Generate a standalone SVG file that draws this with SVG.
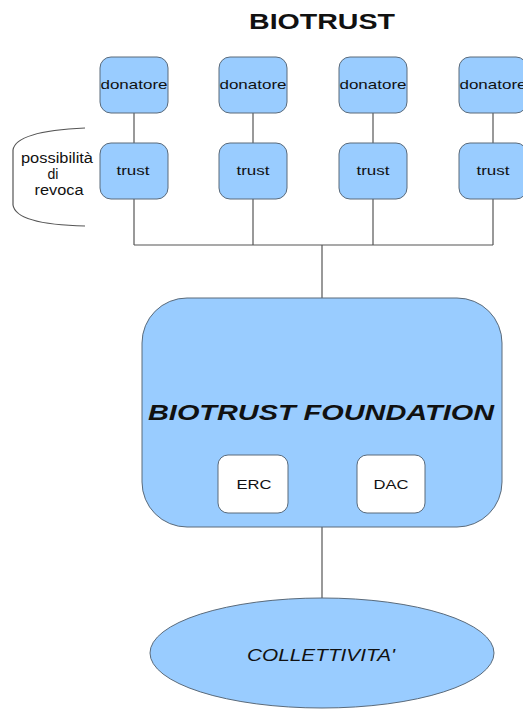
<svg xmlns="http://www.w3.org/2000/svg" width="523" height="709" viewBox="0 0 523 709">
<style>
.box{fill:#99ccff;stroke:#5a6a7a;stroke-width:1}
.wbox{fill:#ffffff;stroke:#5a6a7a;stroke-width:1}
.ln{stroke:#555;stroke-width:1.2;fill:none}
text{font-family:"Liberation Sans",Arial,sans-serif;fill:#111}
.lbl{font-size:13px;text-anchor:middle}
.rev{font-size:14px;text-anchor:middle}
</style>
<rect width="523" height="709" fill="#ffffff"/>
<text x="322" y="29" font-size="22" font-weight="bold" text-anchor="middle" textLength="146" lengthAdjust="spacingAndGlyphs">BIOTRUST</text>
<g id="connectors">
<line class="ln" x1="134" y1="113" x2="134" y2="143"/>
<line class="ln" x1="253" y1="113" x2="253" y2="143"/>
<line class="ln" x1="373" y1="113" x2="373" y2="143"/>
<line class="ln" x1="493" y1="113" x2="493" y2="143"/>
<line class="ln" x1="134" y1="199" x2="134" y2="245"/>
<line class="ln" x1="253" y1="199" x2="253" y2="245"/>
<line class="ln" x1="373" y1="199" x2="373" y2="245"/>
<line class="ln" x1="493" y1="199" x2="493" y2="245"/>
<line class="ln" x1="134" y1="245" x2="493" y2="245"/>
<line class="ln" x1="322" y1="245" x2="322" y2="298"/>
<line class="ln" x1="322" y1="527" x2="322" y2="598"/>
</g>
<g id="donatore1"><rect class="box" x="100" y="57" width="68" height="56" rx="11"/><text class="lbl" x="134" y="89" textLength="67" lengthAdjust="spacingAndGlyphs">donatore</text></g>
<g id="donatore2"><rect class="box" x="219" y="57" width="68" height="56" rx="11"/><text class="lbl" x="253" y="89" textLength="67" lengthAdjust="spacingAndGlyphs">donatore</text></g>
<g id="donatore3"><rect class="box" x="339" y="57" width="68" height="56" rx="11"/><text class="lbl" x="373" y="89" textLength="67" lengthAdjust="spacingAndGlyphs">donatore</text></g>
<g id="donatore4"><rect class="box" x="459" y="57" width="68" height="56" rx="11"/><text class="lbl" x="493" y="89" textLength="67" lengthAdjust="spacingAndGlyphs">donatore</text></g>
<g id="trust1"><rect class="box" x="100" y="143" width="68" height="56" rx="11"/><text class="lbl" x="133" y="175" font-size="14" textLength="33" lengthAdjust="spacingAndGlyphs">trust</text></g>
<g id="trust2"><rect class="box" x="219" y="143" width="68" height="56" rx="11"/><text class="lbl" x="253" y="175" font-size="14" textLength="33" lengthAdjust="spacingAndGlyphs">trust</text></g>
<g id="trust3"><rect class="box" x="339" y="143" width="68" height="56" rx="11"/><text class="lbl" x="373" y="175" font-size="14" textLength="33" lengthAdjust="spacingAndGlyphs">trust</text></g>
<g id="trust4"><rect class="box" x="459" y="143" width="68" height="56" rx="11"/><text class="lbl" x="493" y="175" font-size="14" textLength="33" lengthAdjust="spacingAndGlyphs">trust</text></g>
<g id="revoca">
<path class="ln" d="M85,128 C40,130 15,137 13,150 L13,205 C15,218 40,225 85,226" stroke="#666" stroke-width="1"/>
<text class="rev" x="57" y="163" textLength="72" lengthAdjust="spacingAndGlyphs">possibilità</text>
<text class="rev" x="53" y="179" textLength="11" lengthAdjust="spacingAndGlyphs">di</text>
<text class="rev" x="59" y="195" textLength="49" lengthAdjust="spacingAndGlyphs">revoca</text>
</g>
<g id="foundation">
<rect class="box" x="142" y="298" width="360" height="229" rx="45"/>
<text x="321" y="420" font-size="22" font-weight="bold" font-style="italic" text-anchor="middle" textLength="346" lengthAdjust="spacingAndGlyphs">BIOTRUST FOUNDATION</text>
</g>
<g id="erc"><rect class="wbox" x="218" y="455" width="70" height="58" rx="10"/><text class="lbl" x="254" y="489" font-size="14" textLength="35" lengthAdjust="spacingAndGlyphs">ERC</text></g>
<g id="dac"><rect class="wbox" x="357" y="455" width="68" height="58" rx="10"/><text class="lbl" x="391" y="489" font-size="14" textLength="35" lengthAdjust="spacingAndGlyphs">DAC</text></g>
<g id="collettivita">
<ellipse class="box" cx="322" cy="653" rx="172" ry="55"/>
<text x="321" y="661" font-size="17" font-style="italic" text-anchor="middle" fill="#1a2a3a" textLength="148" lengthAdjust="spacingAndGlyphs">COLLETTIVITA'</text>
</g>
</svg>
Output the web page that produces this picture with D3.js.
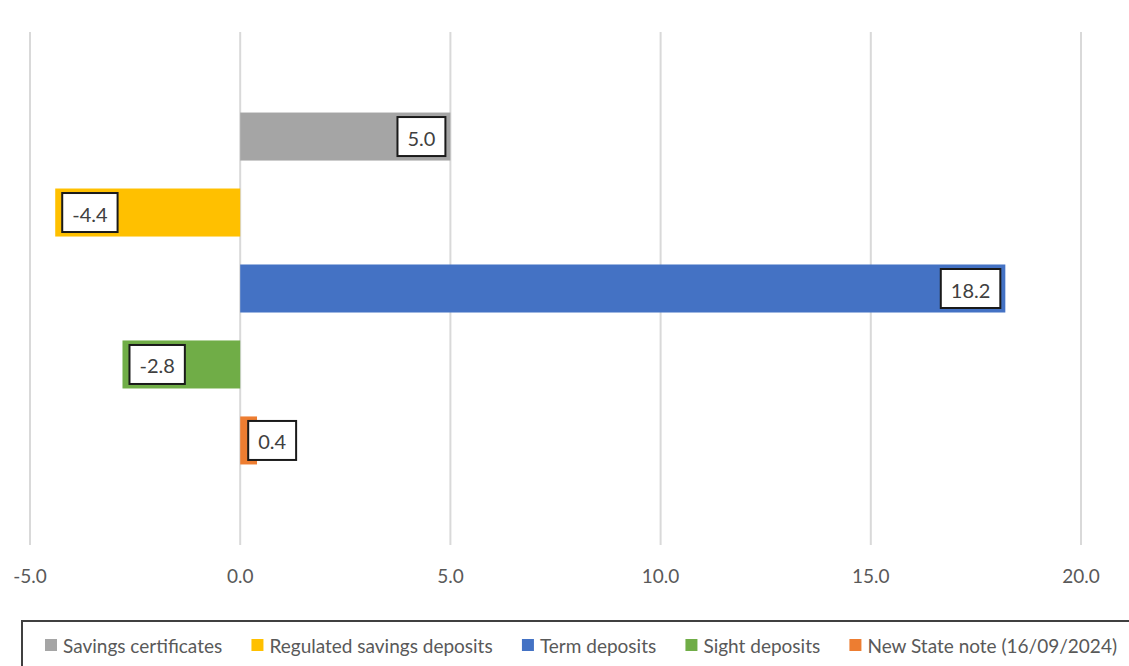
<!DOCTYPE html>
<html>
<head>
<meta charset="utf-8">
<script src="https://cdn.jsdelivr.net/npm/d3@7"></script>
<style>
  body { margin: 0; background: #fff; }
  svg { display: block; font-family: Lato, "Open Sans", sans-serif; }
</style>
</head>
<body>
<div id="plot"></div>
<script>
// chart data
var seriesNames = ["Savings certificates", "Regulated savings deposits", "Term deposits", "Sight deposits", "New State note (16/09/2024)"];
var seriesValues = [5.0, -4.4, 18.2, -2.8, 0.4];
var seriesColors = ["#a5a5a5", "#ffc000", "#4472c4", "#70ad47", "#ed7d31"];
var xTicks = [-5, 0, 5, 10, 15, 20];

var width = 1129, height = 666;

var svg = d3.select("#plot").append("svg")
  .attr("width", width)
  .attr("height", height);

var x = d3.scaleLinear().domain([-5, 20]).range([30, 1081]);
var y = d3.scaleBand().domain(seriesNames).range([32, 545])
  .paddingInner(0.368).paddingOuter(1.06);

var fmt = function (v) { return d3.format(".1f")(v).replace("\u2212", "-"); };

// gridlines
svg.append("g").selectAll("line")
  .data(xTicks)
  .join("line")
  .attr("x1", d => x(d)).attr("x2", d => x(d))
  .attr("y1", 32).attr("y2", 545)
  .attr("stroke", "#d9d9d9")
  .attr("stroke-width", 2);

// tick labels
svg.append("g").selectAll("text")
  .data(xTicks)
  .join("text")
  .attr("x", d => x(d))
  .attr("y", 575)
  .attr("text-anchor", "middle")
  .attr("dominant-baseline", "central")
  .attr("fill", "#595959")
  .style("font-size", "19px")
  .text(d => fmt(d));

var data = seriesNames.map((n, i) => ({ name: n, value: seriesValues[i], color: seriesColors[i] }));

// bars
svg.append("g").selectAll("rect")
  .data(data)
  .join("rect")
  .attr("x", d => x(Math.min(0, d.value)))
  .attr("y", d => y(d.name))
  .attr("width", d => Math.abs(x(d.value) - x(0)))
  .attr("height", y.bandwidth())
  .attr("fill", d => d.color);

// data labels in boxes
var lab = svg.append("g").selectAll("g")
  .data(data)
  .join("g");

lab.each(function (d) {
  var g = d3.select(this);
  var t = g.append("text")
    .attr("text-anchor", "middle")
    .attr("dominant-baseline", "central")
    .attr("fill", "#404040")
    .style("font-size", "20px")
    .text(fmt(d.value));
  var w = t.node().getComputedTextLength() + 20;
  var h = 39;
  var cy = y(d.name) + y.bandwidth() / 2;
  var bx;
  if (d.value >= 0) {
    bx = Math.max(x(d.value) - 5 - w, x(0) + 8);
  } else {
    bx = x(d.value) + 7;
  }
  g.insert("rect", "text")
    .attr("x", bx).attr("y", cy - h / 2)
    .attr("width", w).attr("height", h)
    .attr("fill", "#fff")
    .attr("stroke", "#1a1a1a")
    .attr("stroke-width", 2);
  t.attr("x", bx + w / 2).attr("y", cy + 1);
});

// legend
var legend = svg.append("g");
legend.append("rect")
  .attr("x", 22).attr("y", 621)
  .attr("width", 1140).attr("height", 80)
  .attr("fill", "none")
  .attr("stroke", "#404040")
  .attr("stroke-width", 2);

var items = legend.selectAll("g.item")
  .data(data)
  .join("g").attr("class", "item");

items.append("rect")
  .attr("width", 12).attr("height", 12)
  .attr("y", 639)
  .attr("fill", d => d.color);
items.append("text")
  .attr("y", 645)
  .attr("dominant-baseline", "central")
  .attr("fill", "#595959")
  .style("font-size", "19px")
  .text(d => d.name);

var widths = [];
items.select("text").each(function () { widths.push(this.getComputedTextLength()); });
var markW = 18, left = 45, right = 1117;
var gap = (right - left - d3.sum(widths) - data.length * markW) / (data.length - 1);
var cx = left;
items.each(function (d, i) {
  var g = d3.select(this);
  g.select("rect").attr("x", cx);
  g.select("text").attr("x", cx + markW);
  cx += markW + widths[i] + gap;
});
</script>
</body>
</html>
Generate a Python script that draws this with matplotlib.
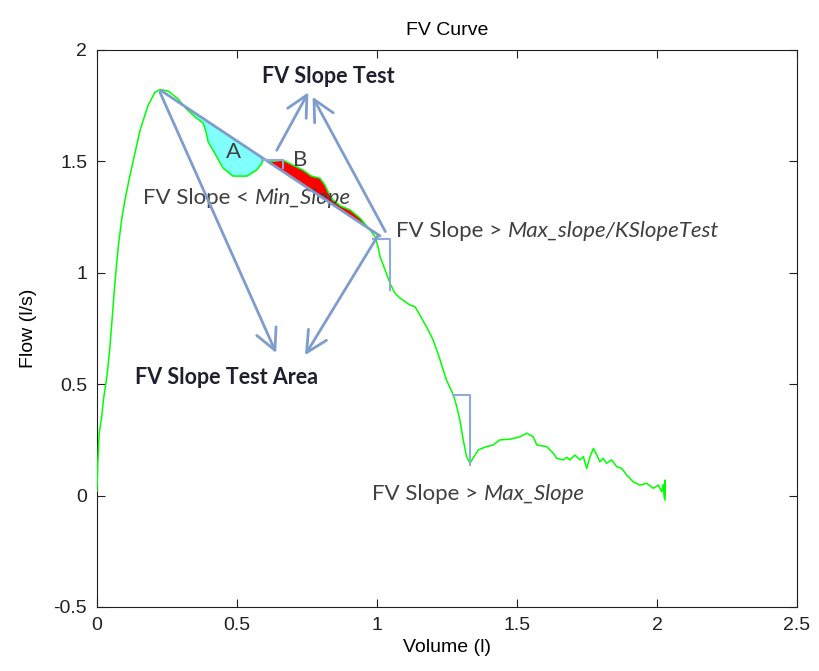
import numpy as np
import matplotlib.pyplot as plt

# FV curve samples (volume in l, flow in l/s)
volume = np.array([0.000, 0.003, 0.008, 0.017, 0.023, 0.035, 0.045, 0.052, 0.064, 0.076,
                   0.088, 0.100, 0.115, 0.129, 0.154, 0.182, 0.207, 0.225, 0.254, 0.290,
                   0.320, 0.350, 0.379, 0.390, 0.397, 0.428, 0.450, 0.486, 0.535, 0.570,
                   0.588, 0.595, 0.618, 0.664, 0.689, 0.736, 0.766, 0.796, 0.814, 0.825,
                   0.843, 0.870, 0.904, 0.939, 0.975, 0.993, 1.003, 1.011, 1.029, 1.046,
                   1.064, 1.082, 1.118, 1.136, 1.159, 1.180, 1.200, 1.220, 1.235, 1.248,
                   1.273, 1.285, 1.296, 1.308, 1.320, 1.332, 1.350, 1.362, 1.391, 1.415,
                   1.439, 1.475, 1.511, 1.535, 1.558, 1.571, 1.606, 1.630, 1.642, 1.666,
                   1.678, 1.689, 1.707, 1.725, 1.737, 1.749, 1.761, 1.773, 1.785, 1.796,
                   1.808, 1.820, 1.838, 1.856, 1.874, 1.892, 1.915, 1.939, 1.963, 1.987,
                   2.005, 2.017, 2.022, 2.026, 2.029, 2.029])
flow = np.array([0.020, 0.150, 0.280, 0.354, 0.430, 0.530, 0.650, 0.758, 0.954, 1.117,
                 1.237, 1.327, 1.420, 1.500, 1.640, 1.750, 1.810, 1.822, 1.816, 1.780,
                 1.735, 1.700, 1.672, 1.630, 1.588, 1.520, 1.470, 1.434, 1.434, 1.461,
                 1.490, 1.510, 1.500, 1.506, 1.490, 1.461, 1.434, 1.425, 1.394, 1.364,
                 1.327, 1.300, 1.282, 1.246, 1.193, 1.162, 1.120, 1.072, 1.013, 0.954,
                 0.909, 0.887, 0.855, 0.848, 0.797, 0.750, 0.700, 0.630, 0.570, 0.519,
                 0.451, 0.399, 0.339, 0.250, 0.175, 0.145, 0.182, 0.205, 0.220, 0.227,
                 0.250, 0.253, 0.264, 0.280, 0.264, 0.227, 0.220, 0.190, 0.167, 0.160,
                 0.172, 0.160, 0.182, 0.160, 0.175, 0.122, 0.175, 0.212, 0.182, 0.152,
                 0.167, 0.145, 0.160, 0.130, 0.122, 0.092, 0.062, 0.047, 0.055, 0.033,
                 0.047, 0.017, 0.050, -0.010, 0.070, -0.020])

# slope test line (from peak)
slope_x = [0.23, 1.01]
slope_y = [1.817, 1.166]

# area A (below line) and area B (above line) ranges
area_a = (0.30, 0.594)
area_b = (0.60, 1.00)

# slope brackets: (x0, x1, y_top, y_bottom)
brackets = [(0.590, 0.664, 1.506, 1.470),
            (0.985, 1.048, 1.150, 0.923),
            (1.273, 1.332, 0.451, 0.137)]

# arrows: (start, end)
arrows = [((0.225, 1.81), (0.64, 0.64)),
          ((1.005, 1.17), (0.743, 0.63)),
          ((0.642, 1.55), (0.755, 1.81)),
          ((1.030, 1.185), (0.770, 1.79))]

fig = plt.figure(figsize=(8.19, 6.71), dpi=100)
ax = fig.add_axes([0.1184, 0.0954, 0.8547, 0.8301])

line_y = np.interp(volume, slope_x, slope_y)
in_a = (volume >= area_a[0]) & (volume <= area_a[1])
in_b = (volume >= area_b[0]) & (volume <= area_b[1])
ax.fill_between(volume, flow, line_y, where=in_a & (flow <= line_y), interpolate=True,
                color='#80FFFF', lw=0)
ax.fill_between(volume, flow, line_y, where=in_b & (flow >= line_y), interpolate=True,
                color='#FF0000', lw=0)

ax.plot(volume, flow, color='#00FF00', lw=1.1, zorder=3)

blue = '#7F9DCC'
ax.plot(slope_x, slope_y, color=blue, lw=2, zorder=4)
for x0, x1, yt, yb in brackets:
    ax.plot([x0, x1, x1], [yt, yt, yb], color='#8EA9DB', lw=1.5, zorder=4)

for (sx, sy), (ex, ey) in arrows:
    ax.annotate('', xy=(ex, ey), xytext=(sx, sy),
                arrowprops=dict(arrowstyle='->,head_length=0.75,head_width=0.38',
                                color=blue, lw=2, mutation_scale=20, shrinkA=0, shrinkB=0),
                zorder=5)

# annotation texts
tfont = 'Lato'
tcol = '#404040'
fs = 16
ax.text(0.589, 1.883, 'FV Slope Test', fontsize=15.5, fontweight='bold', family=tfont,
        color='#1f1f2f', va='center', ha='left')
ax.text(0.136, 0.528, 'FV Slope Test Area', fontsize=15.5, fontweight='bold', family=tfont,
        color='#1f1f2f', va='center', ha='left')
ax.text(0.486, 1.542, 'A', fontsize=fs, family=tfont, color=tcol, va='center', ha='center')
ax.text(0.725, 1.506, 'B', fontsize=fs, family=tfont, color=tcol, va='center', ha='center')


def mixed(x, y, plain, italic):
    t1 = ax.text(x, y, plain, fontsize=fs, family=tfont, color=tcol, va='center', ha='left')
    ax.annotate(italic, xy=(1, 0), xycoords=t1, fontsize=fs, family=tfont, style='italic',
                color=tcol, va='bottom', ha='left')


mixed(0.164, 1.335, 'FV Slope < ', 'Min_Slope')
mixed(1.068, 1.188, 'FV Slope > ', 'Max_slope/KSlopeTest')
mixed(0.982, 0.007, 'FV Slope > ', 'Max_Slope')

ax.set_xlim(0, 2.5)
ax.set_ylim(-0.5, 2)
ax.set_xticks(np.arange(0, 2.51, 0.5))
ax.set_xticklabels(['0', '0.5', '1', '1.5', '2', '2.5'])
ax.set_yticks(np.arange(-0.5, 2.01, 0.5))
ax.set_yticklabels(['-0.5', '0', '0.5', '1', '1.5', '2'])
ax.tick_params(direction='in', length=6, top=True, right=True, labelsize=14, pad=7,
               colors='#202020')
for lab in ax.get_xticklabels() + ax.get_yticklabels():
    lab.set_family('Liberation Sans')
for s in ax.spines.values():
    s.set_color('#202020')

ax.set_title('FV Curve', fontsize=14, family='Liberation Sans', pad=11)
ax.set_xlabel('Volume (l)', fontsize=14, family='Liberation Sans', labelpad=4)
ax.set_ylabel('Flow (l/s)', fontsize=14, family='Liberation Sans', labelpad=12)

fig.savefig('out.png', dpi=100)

· · · · ·

### Aim
Find the count of lines in the data above where the string "picture" occurs. Provide that number alone.

### Reply
1